Jeffries: You say DNA can be used as a tool in the struggle for racial justice. Is using it for genealogical research part of that struggle?

Nelson: Sure. For people of African descent who feel incomplete without having that information about their African ancestry, it becomes very empowering.

Whether we’re talking about genetics or identity, we know that social movements and social activism come out of a sense of empowerment and agency. And like-minded people who feel empowered and outraged about the way things are can change things. That empowerment comes to some through the use of these tests is part of what mobilizes them for social justice issues.

Jeffries: For the companies that own these databases, is there something to be said about the politics of privacy and the ethics of who keeps our DNA?

Nelson: Different companies do different things. Often the consent forms you sign when you do one of these tests look like the consent that you sign when you’re uploading a new operating system—there’s a lot of small words and people don’t really read it. We know, for example, that some companies keep all of your data, because when you’re dealing with millions of genetic markers, the bigger your databases are, the more reliable statistically speaking your findings can be.

And now that some companies are interested, not only in genetic ancestry testing but also in pharmaceutical developments, this data becomes really important. They’re using people’s genetic samples to try to do investigations and for the development of personalized medicine and protocols.

But then you have the new genetic genealogy 2.0 that’s been happening: the ability for people to upload their markers online, to make them available to other geneticists.

On one website you can fill out as much as you can of your family tree and also upload your genetic genealogy results so that other people can see them or people can contact you. On the one hand, there’s two different competing interests here: One is people wanting to know more about their genealogy and their genetic genealogy, which might cause them to reveal information to other people. But then there’s also this real necessary interest in privacy and the desire for privacy.

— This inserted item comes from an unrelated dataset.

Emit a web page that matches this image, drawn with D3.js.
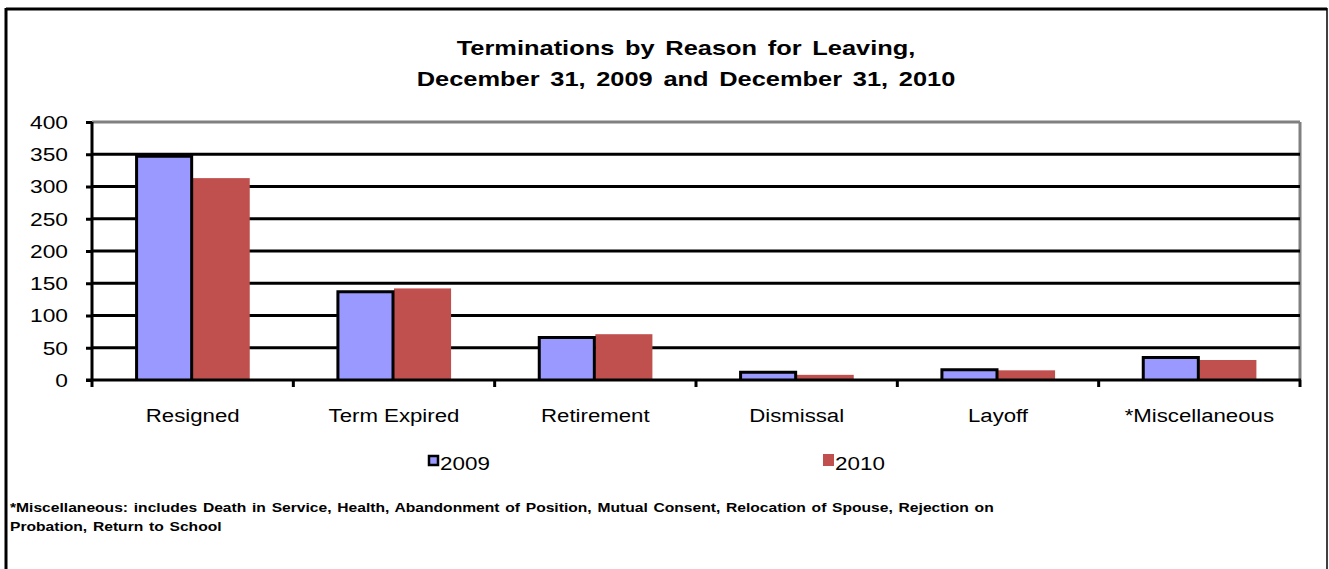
<!DOCTYPE html>
<html>
<head>
<meta charset="utf-8">
<script src="https://cdn.jsdelivr.net/npm/d3@7"></script>
<style>
  html, body { margin: 0; padding: 0; background: #fff; }
  svg { display: block; font-family: "Liberation Sans", Arial, sans-serif; }
</style>
</head>
<body>
<svg id="chart" width="1329" height="569"></svg>
<script>
// Terminations by reason, two year-end snapshots
const categories = ["Resigned", "Term Expired", "Retirement", "Dismissal", "Layoff", "*Miscellaneous"];
const series = ["2009", "2010"];
const values2009 = [347, 137, 66, 12, 16, 35];
const values2010 = [313, 142, 71, 8, 15, 31];
const yTicks = [0, 50, 100, 150, 200, 250, 300, 350, 400];
const titleLines = ["Terminations by Reason for Leaving,", "December 31, 2009 and December 31, 2010"];
const footnoteLines = [
  "*Miscellaneous:  includes Death in Service,  Health, Abandonment of Position,  Mutual Consent, Relocation of Spouse, Rejection on",
  "Probation, Return to School"
];

const colors = { "2009": "#9999FF", "2010": "#C0504D" };
const seriesValues = { "2009": values2009, "2010": values2010 };

const svg = d3.select("#chart");
const W = 1329, H = 569;
const plot = { left: 92, right: 1300, top: 122, bottom: 380 };
const SX = 1.15; // horizontal text stretch

function stretchedText(sel, x, y, sx = SX) {
  return sel.attr("transform", `translate(${x},${y}) scale(${sx},1)`);
}

// Outer frame
svg.append("rect").attr("x", 0).attr("y", 0).attr("width", W).attr("height", H).attr("fill", "#fff");
svg.append("line").attr("x1", 6).attr("x2", 1327).attr("y1", 9).attr("y2", 9)
  .attr("stroke", "#000").attr("stroke-width", 3);
svg.append("line").attr("x1", 6).attr("x2", 6).attr("y1", 8).attr("y2", H)
  .attr("stroke", "#000").attr("stroke-width", 3);
svg.append("line").attr("x1", 1327).attr("x2", 1327).attr("y1", 8).attr("y2", H)
  .attr("stroke", "#000").attr("stroke-width", 1.5);

// Title
titleLines.forEach((t, i) => {
  stretchedText(svg.append("text"), 686, 55 + i * 31, 1.21)
    .attr("text-anchor", "middle")
    .attr("font-size", 21).attr("font-weight", "bold")
    .attr("word-spacing", 3)
    .text(t);
});

// Scales
const y = d3.scaleLinear().domain([0, 400]).range([plot.bottom, plot.top]);
const x0 = d3.scaleBand().domain(categories).range([plot.left, plot.right]).padding(0);
const groupW = x0.bandwidth() * 0.567;
const x1 = d3.scaleBand().domain(series).range([0, groupW]).padding(0);

// Plot area border (top and right, grey)
svg.append("line").attr("x1", plot.left).attr("x2", plot.right).attr("y1", y(400)).attr("y2", y(400))
  .attr("stroke", "#808080").attr("stroke-width", 3);
svg.append("line").attr("x1", plot.right).attr("x2", plot.right).attr("y1", y(400)).attr("y2", plot.bottom)
  .attr("stroke", "#808080").attr("stroke-width", 3);

// Gridlines
svg.append("g").selectAll("line")
  .data(yTicks.filter(v => v > 0 && v < 400))
  .join("line")
  .attr("x1", plot.left).attr("x2", plot.right)
  .attr("y1", d => y(d)).attr("y2", d => y(d))
  .attr("stroke", "#000").attr("stroke-width", 3);

// Bars
const groups = svg.append("g").selectAll("g")
  .data(categories)
  .join("g")
  .attr("transform", d => `translate(${x0(d) + (x0.bandwidth() - groupW) / 2},0)`);

groups.selectAll("rect")
  .data((c, i) => series.map(s => ({ s, v: seriesValues[s][i] })))
  .join("rect")
  .attr("x", d => x1(d.s))
  .attr("width", x1.bandwidth())
  .attr("y", d => y(d.v))
  .attr("height", d => plot.bottom - y(d.v))
  .attr("fill", d => colors[d.s]);

// 2009 bars carry a black outline on top and sides
groups.selectAll("path.outline")
  .data((c, i) => [{ v: values2009[i] }])
  .join("path")
  .attr("class", "outline")
  .attr("d", d => {
    const xa = x1("2009") + 1, xb = x1("2009") + x1.bandwidth() - 1;
    return `M${xa},${plot.bottom}V${y(d.v)}H${xb}V${plot.bottom}`;
  })
  .attr("fill", "none").attr("stroke", "#000").attr("stroke-width", 3);

// Y axis
const yAxis = svg.append("g")
  .attr("transform", `translate(${plot.left},0)`)
  .call(d3.axisLeft(y).tickValues(yTicks).tickSize(6).tickPadding(18).tickFormat(d3.format("d")));
yAxis.select(".domain").attr("stroke", "#000").attr("stroke-width", 3).attr("d", `M0,${plot.top}V${plot.bottom + 1}`);
yAxis.selectAll(".tick line").attr("stroke", "#000").attr("stroke-width", 3);
yAxis.selectAll(".tick text")
  .attr("font-size", 18).attr("fill", "#000")
  .attr("font-family", "Liberation Sans, Arial, sans-serif")
  .attr("dy", "0.36em")
  .attr("transform", `translate(-24,0) scale(${SX * 1.1},1) translate(24,0)`);

// X axis
const xAxis = svg.append("g")
  .attr("transform", `translate(0,${plot.bottom})`);
xAxis.append("line").attr("x1", plot.left - 6).attr("x2", plot.right + 1)
  .attr("y1", 0).attr("y2", 0).attr("stroke", "#000").attr("stroke-width", 3);
const boundaries = categories.map(c => x0(c)).concat([plot.right]);
xAxis.selectAll("line.tick")
  .data(boundaries)
  .join("line")
  .attr("class", "tick")
  .attr("x1", d => d).attr("x2", d => d)
  .attr("y1", 0).attr("y2", 7)
  .attr("stroke", "#000").attr("stroke-width", 3);

categories.forEach(c => {
  stretchedText(svg.append("text"), x0(c) + x0.bandwidth() / 2, 422, 1.17)
    .attr("text-anchor", "middle")
    .attr("font-size", 19)
    .text(c);
});

// Legend
const legendItems = [
  { s: "2009", x: 428 },
  { s: "2010", x: 823 }
];
legendItems.forEach(it => {
  if (it.s === "2009") {
    svg.append("rect").attr("x", it.x + 1).attr("y", 456).attr("width", 9).attr("height", 9)
      .attr("fill", colors[it.s]).attr("stroke", "#000").attr("stroke-width", 2.5);
  } else {
    svg.append("rect").attr("x", it.x).attr("y", 454).attr("width", 11).attr("height", 12)
      .attr("fill", colors[it.s]);
  }
  stretchedText(svg.append("text"), it.x + 12, 470, 1.18)
    .attr("font-size", 19)
    .text(it.s);
});

// Footnote
footnoteLines.forEach((t, i) => {
  stretchedText(svg.append("text"), 10, 512 + i * 19, 1.175)
    .attr("font-size", 13.3).attr("font-weight", "bold")
    .attr("word-spacing", 1.2)
    .text(t);
});
</script>
</body>
</html>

Someone might think, “Well, I’m just using this to do my genealogy.” But that same data could be used to reveal things about your medical profile or could be used potentially to implicate people in the criminal justice system.

The thing about DNA that’s different from other kinds of data is that it can be useful in all of these different social and political sites—the exact same data, the exact same samples, potentially. That’s where the portability and transitive nature of DNA technology is the concern.

I’m not trying to paint a dystopic future, but I think it’s something to worry about. Genetic data carries a lot of information that can be used simultaneously in a lot of different places for purposes for which people intend it to be used, and purposes that they do not.